2015/08/11

VOLT 2012 / 2013 Special Edition

Filed under: Editorial — admin @ 13:17

This JOT special section contains three extended and peer reviewed papers from the first and second editions of the International Workshop on Verification Of modeL Transformation (VOLT). The first edition of VOLT was held on April 21st, 2012 in Montreal, Canada as satellite event of the 5th International Conference on Software Testing, Verification and Validation (ICST 2012). The second edition was held on June 17th, 2013 in Budapest, Hungary as a satellite event of Federated Conferences on Software Technologies: Applications and Foundations (STAF 2013).

Model transformations are everywhere in software development, implicitly or explicitly. They became first-class citizens with the advent of Model-Driven Engineering (MDE). Despite some recent activity in the field, the work on the verification of model transformations remains scattered and a clear perspective on the subject is still not in sight. Moreover, current model transformation tools often lack verification techniques to support such activities. The goal of VOLT is to offer researchers a dedicated forum to classify, discuss, propose, and advance verification techniques dedicated to model transformations. VOLT promotes discussions between theoreticians and practitioners from academy and industry. A significant part of the workshop editions includes a forum for discussing practical applications of model transformations and their verification, including interesting properties to verify and efficient techniques to actually compute those properties.
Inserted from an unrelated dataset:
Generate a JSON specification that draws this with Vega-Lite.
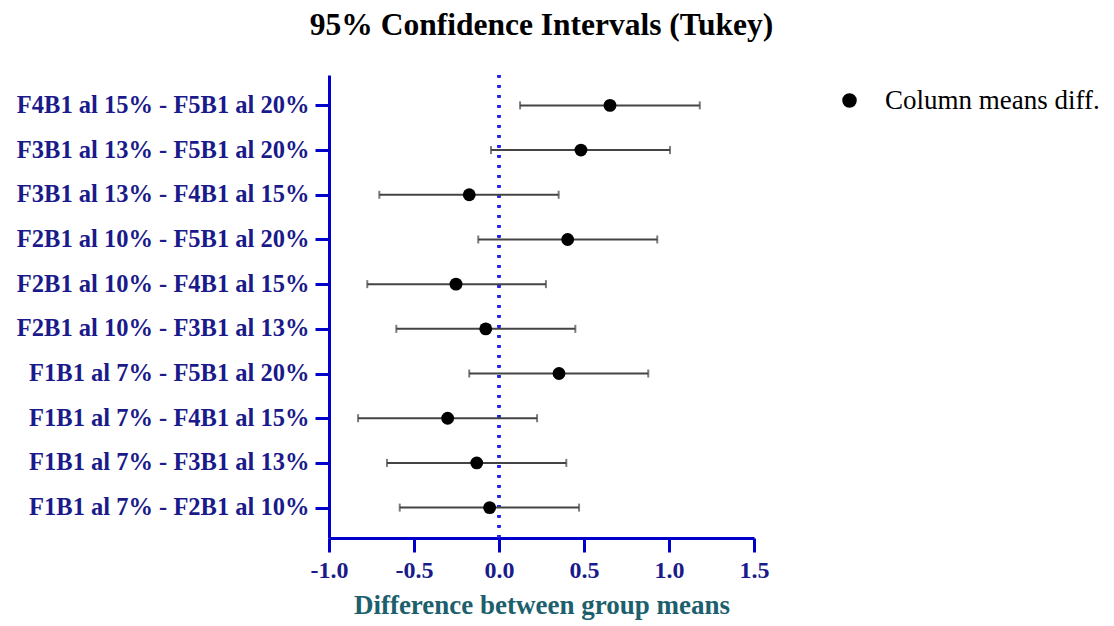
{
  "$schema": "https://vega.github.io/schema/vega-lite/v6.json",
  "autosize": {"type": "none"},
  "width": 425,
  "height": 463,
  "padding": {"left": 329, "top": 75, "right": 360, "bottom": 88},
  "background": "white",
  "title": {
    "text": "95% Confidence Intervals (Tukey)",
    "font": "Liberation Serif",
    "fontSize": 31.5,
    "fontWeight": "bold",
    "color": "#000000",
    "anchor": "middle",
    "offset": 32
  },
  "config": {
    "view": {"stroke": null},
    "axis": {"grid": false}
  },
  "data": {
    "values": [
      {"pair": "F4B1 al 15% - F5B1 al 20%", "diff": 0.653, "lower": 0.124, "upper": 1.181},
      {"pair": "F3B1 al 13% - F5B1 al 20%", "diff": 0.482, "lower": -0.047, "upper": 1.006},
      {"pair": "F3B1 al 13% - F4B1 al 15%", "diff": -0.175, "lower": -0.704, "upper": 0.351},
      {"pair": "F2B1 al 10% - F5B1 al 20%", "diff": 0.404, "lower": -0.122, "upper": 0.931},
      {"pair": "F2B1 al 10% - F4B1 al 15%", "diff": -0.253, "lower": -0.775, "upper": 0.276},
      {"pair": "F2B1 al 10% - F3B1 al 13%", "diff": -0.078, "lower": -0.604, "upper": 0.449},
      {"pair": "F1B1 al 7% - F5B1 al 20%", "diff": 0.353, "lower": -0.175, "upper": 0.878},
      {"pair": "F1B1 al 7% - F4B1 al 15%", "diff": -0.302, "lower": -0.829, "upper": 0.224},
      {"pair": "F1B1 al 7% - F3B1 al 13%", "diff": -0.131, "lower": -0.659, "upper": 0.396},
      {"pair": "F1B1 al 7% - F2B1 al 10%", "diff": -0.055, "lower": -0.584, "upper": 0.471}
    ]
  },
  "encoding": {
    "y": {
      "field": "pair",
      "type": "nominal",
      "sort": null,
      "scale": {"type": "point", "padding": 0.68},
      "axis": {
        "title": null,
        "domainColor": "#0000cc",
        "domainWidth": 3,
        "tickColor": "#0000cc",
        "tickWidth": 3,
        "tickSize": 14,
        "labelFont": "Liberation Serif",
        "labelFontSize": 24.5,
        "labelFontWeight": "bold",
        "labelColor": "#1a1a8a",
        "labelPadding": 6,
        "labelLimit": 400
      }
    }
  },
  "layer": [
    {
      "mark": {"type": "rule", "color": "#2424e6", "strokeWidth": 2.5, "strokeDash": [2.5, 7.5]},
      "encoding": {"x": {"datum": 0}, "y": null}
    },
    {
      "mark": {"type": "rule", "color": "#444444", "strokeWidth": 2},
      "encoding": {
        "x": {
          "field": "lower",
          "type": "quantitative",
          "scale": {"domain": [-1, 1.5], "nice": false, "zero": false},
          "axis": {
            "title": "Difference between group means",
            "values": [-1, -0.5, 0, 0.5, 1, 1.5],
            "labelExpr": "replace(format(datum.value, '.1f'), '\u2212', '-')",
            "domainColor": "#0000cc",
            "domainWidth": 3,
            "tickColor": "#0000cc",
            "tickWidth": 3,
            "tickSize": 14,
            "labelFont": "Liberation Serif",
            "labelFontSize": 24,
            "labelFontWeight": "bold",
            "labelColor": "#1a1a8a",
            "labelPadding": 6,
            "labelFlush": false,
            "titleFont": "Liberation Serif",
            "titleFontSize": 27,
            "titleFontWeight": "bold",
            "titleColor": "#1d5f6d",
            "titlePadding": 10
          }
        },
        "x2": {"field": "upper"}
      }
    },
    {
      "mark": {"type": "tick", "color": "#444444", "thickness": 2, "size": 8},
      "encoding": {"x": {"field": "lower", "type": "quantitative"}}
    },
    {
      "mark": {"type": "tick", "color": "#444444", "thickness": 2, "size": 8},
      "encoding": {"x": {"field": "upper", "type": "quantitative"}}
    },
    {
      "mark": {"type": "point", "filled": true, "shape": "circle", "size": 165, "opacity": 1},
      "encoding": {
        "x": {"field": "diff", "type": "quantitative"},
        "color": {
          "datum": "Column means diff.",
          "scale": {"range": ["#000000"]},
          "legend": {
            "title": null,
            "orient": "none",
            "legendX": 507,
            "legendY": 12,
            "symbolType": "circle",
            "symbolSize": 170,
            "symbolFillColor": "#000000",
            "symbolStrokeColor": "#000000",
            "symbolOpacity": 1,
            "labelFont": "Liberation Serif",
            "labelFontSize": 27,
            "labelColor": "#000000",
            "labelOffset": 22,
            "labelLimit": 300
          }
        }
      }
    }
  ]
}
For this special section, we selected three papers by means of at least two rounds of reviews. All papers were refereed by four well-known experts in the field. The selected papers are the following:

  • Moussa Amrani, Benoit Combemale, Levi Lucio, Gehan Selim, Juergen Dingel, Yves Le Traon, Hans Vangheluwe and James Cordy in their paper entitled “Formal Verification Techniques for Model Transformations: A Tridimensional Classification” discuss the evolution, trends, and current practices in model transformation verification found in the literature from three viewpoints: the transformations, their properties, and the verification techniques.
  • David Lindecker, Gabor Simko, Tihamer Levendovszky, István Madari and Janos Sztipanovits in their paper entitled “Validating Transformations for Semantic Anchoring” present a technique to validate that a domain-specific language satisfies the intentions that the designer had in mind when engineering the language. The approach consists of validating the consistency between a formalization of intention of a language designer and the semantic mapping of the language, the latter being expressed as a formal model transformation.
  • Rick Salay, Marsha Chechik, Michalis Famelis and Jan Gorzny in their paper entitled “A Methodology for Verifying Refinements of Partial Models” present a technique to verify how uncertainty present in models and transformations is reduced after refining models and model transformations.

We would like to thank everyone who has made this special section possible. In particular, we are obliged to all past VOLT organizers, to the reviewers for giving off their time to thoroughly and thoughtfully review papers multiple times, to the authors for contributing to VOLT and JOT with high quality papers, and to the JOT editorial board for making this special issue possible.